-- START OF DATA PROVIDED --
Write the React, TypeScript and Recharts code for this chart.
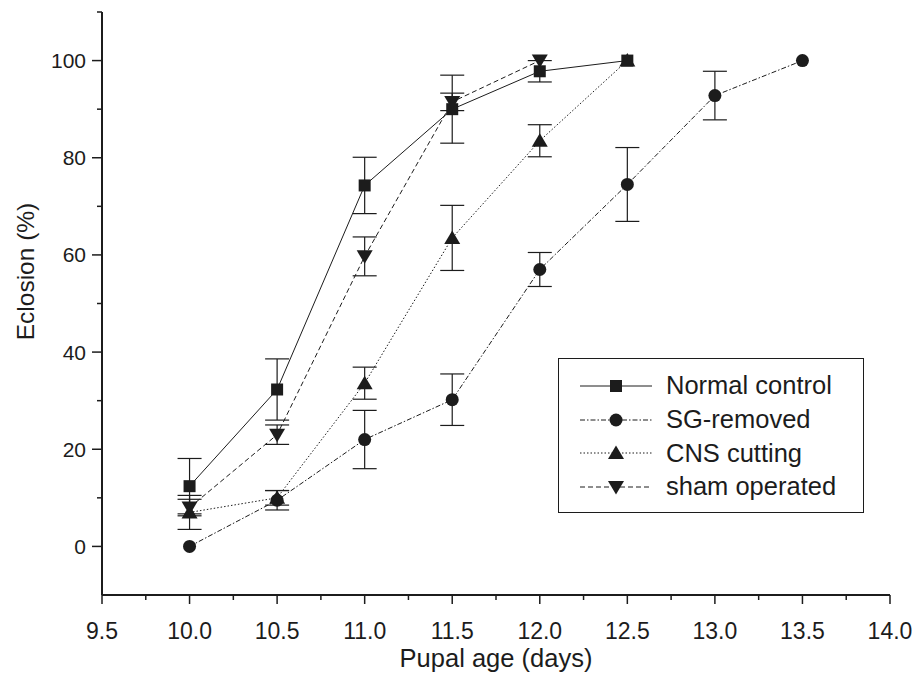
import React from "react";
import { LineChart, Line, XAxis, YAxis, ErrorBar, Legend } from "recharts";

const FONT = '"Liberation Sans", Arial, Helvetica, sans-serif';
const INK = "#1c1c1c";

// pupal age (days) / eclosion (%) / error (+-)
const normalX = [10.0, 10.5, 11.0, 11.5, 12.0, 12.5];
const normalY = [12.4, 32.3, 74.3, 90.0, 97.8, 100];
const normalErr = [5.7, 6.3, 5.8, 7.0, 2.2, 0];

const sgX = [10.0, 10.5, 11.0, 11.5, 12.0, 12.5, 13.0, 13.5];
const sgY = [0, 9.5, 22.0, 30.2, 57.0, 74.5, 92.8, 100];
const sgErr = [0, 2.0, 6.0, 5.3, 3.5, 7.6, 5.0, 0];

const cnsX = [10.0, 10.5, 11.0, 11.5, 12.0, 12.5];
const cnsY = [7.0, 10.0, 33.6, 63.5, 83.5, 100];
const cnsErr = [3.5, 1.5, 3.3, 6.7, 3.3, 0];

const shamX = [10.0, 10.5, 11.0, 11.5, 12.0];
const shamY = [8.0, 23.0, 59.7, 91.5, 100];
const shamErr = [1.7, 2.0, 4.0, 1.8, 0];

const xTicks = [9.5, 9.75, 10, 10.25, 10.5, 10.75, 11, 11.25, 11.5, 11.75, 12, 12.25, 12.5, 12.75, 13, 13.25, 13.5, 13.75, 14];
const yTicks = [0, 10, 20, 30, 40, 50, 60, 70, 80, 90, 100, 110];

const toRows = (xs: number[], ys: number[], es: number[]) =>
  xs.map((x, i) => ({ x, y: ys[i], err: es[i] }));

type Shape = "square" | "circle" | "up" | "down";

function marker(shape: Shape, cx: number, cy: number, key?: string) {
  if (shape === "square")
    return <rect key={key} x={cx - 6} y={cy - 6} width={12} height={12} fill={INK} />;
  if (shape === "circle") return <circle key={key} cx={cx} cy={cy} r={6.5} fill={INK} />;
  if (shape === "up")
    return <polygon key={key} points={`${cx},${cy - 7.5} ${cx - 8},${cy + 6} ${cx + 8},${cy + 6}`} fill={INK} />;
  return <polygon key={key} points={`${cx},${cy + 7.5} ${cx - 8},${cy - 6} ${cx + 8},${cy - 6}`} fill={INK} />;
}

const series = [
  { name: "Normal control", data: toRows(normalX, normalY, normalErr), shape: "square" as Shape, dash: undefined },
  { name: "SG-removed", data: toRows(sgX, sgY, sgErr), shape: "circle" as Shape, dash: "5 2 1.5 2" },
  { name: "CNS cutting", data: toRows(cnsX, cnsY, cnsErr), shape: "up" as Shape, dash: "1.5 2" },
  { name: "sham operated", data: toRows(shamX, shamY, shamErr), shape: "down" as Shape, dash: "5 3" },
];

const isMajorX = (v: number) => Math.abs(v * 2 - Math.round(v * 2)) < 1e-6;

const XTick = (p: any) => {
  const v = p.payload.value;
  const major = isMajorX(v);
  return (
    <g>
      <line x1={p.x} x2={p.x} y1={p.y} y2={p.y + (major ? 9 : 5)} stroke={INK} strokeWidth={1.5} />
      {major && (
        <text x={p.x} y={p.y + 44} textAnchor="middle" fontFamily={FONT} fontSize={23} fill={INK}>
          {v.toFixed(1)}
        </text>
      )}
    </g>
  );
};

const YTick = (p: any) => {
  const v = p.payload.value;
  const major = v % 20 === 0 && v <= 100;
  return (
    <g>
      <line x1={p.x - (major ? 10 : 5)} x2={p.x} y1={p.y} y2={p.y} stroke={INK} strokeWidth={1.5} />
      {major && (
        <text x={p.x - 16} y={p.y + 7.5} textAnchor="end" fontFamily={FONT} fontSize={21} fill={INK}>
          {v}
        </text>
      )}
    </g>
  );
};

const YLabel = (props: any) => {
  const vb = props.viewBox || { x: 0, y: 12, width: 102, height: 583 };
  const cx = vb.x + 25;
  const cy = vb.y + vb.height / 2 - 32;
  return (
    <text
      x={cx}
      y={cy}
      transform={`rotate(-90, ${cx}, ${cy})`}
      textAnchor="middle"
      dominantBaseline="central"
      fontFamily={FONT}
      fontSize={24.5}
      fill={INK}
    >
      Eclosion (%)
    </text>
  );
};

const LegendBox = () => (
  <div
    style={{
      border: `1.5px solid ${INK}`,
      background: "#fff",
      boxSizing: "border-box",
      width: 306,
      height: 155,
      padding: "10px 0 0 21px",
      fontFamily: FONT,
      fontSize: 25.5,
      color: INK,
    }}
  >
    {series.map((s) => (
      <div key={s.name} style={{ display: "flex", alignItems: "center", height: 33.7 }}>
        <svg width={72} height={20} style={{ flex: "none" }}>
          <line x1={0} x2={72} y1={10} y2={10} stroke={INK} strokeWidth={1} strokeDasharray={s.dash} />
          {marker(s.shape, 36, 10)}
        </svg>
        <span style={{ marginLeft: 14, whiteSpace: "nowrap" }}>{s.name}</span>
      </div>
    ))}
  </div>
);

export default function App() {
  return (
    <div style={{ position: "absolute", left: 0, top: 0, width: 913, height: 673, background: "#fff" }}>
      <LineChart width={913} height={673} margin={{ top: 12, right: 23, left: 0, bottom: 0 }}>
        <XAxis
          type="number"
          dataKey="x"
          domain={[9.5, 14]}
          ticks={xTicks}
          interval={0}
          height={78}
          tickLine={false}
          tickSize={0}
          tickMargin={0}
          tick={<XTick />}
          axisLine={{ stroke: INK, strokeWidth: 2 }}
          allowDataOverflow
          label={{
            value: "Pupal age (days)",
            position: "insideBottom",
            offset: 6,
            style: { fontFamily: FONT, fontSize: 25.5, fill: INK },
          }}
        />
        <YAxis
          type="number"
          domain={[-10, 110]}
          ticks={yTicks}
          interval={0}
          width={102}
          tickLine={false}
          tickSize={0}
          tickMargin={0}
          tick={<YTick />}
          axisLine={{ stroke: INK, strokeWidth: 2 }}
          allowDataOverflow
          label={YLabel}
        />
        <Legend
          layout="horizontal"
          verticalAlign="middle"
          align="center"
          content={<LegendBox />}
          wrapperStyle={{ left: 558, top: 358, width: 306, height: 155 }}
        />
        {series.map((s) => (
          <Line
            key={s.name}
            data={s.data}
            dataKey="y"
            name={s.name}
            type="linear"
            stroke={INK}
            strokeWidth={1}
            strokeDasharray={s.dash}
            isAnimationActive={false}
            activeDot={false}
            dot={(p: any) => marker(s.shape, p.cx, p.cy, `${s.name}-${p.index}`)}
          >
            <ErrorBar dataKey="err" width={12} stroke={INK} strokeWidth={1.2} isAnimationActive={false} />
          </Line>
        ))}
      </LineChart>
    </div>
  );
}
-- END OF DATA PROVIDED --
*SHORT PROBLEM:* Pictures in the data above should not be copied; transcribe everything else exactly.

*RESPONSE:*
Write the React, TypeScript and Recharts code for this chart.
import React from "react";
import { LineChart, Line, XAxis, YAxis, ErrorBar, Legend } from "recharts";

const FONT = '"Liberation Sans", Arial, Helvetica, sans-serif';
const INK = "#1c1c1c";

// pupal age (days) / eclosion (%) / error (+-)
const normalX = [10.0, 10.5, 11.0, 11.5, 12.0, 12.5];
const normalY = [12.4, 32.3, 74.3, 90.0, 97.8, 100];
const normalErr = [5.7, 6.3, 5.8, 7.0, 2.2, 0];

const sgX = [10.0, 10.5, 11.0, 11.5, 12.0, 12.5, 13.0, 13.5];
const sgY = [0, 9.5, 22.0, 30.2, 57.0, 74.5, 92.8, 100];
const sgErr = [0, 2.0, 6.0, 5.3, 3.5, 7.6, 5.0, 0];

const cnsX = [10.0, 10.5, 11.0, 11.5, 12.0, 12.5];
const cnsY = [7.0, 10.0, 33.6, 63.5, 83.5, 100];
const cnsErr = [3.5, 1.5, 3.3, 6.7, 3.3, 0];

const shamX = [10.0, 10.5, 11.0, 11.5, 12.0];
const shamY = [8.0, 23.0, 59.7, 91.5, 100];
const shamErr = [1.7, 2.0, 4.0, 1.8, 0];

const xTicks = [9.5, 9.75, 10, 10.25, 10.5, 10.75, 11, 11.25, 11.5, 11.75, 12, 12.25, 12.5, 12.75, 13, 13.25, 13.5, 13.75, 14];
const yTicks = [0, 10, 20, 30, 40, 50, 60, 70, 80, 90, 100, 110];

const toRows = (xs: number[], ys: number[], es: number[]) =>
  xs.map((x, i) => ({ x, y: ys[i], err: es[i] }));

type Shape = "square" | "circle" | "up" | "down";

function marker(shape: Shape, cx: number, cy: number, key?: string) {
  if (shape === "square")
    return <rect key={key} x={cx - 6} y={cy - 6} width={12} height={12} fill={INK} />;
  if (shape === "circle") return <circle key={key} cx={cx} cy={cy} r={6.5} fill={INK} />;
  if (shape === "up")
    return <polygon key={key} points={`${cx},${cy - 7.5} ${cx - 8},${cy + 6} ${cx + 8},${cy + 6}`} fill={INK} />;
  return <polygon key={key} points={`${cx},${cy + 7.5} ${cx - 8},${cy - 6} ${cx + 8},${cy - 6}`} fill={INK} />;
}

const series = [
  { name: "Normal control", data: toRows(normalX, normalY, normalErr), shape: "square" as Shape, dash: undefined },
  { name: "SG-removed", data: toRows(sgX, sgY, sgErr), shape: "circle" as Shape, dash: "5 2 1.5 2" },
  { name: "CNS cutting", data: toRows(cnsX, cnsY, cnsErr), shape: "up" as Shape, dash: "1.5 2" },
  { name: "sham operated", data: toRows(shamX, shamY, shamErr), shape: "down" as Shape, dash: "5 3" },
];

const isMajorX = (v: number) => Math.abs(v * 2 - Math.round(v * 2)) < 1e-6;

const XTick = (p: any) => {
  const v = p.payload.value;
  const major = isMajorX(v);
  return (
    <g>
      <line x1={p.x} x2={p.x} y1={p.y} y2={p.y + (major ? 9 : 5)} stroke={INK} strokeWidth={1.5} />
      {major && (
        <text x={p.x} y={p.y + 44} textAnchor="middle" fontFamily={FONT} fontSize={23} fill={INK}>
          {v.toFixed(1)}
        </text>
      )}
    </g>
  );
};

const YTick = (p: any) => {
  const v = p.payload.value;
  const major = v % 20 === 0 && v <= 100;
  return (
    <g>
      <line x1={p.x - (major ? 10 : 5)} x2={p.x} y1={p.y} y2={p.y} stroke={INK} strokeWidth={1.5} />
      {major && (
        <text x={p.x - 16} y={p.y + 7.5} textAnchor="end" fontFamily={FONT} fontSize={21} fill={INK}>
          {v}
        </text>
      )}
    </g>
  );
};

const YLabel = (props: any) => {
  const vb = props.viewBox || { x: 0, y: 12, width: 102, height: 583 };
  const cx = vb.x + 25;
  const cy = vb.y + vb.height / 2 - 32;
  return (
    <text
      x={cx}
      y={cy}
      transform={`rotate(-90, ${cx}, ${cy})`}
      textAnchor="middle"
      dominantBaseline="central"
      fontFamily={FONT}
      fontSize={24.5}
      fill={INK}
    >
      Eclosion (%)
    </text>
  );
};

const LegendBox = () => (
  <div
    style={{
      border: `1.5px solid ${INK}`,
      background: "#fff",
      boxSizing: "border-box",
      width: 306,
      height: 155,
      padding: "10px 0 0 21px",
      fontFamily: FONT,
      fontSize: 25.5,
      color: INK,
    }}
  >
    {series.map((s) => (
      <div key={s.name} style={{ display: "flex", alignItems: "center", height: 33.7 }}>
        <svg width={72} height={20} style={{ flex: "none" }}>
          <line x1={0} x2={72} y1={10} y2={10} stroke={INK} strokeWidth={1} strokeDasharray={s.dash} />
          {marker(s.shape, 36, 10)}
        </svg>
        <span style={{ marginLeft: 14, whiteSpace: "nowrap" }}>{s.name}</span>
      </div>
    ))}
  </div>
);

export default function App() {
  return (
    <div style={{ position: "absolute", left: 0, top: 0, width: 913, height: 673, background: "#fff" }}>
      <LineChart width={913} height={673} margin={{ top: 12, right: 23, left: 0, bottom: 0 }}>
        <XAxis
          type="number"
          dataKey="x"
          domain={[9.5, 14]}
          ticks={xTicks}
          interval={0}
          height={78}
          tickLine={false}
          tickSize={0}
          tickMargin={0}
          tick={<XTick />}
          axisLine={{ stroke: INK, strokeWidth: 2 }}
          allowDataOverflow
          label={{
            value: "Pupal age (days)",
            position: "insideBottom",
            offset: 6,
            style: { fontFamily: FONT, fontSize: 25.5, fill: INK },
          }}
        />
        <YAxis
          type="number"
          domain={[-10, 110]}
          ticks={yTicks}
          interval={0}
          width={102}
          tickLine={false}
          tickSize={0}
          tickMargin={0}
          tick={<YTick />}
          axisLine={{ stroke: INK, strokeWidth: 2 }}
          allowDataOverflow
          label={YLabel}
        />
        <Legend
          layout="horizontal"
          verticalAlign="middle"
          align="center"
          content={<LegendBox />}
          wrapperStyle={{ left: 558, top: 358, width: 306, height: 155 }}
        />
        {series.map((s) => (
          <Line
            key={s.name}
            data={s.data}
            dataKey="y"
            name={s.name}
            type="linear"
            stroke={INK}
            strokeWidth={1}
            strokeDasharray={s.dash}
            isAnimationActive={false}
            activeDot={false}
            dot={(p: any) => marker(s.shape, p.cx, p.cy, `${s.name}-${p.index}`)}
          >
            <ErrorBar dataKey="err" width={12} stroke={INK} strokeWidth={1.2} isAnimationActive={false} />
          </Line>
        ))}
      </LineChart>
    </div>
  );
}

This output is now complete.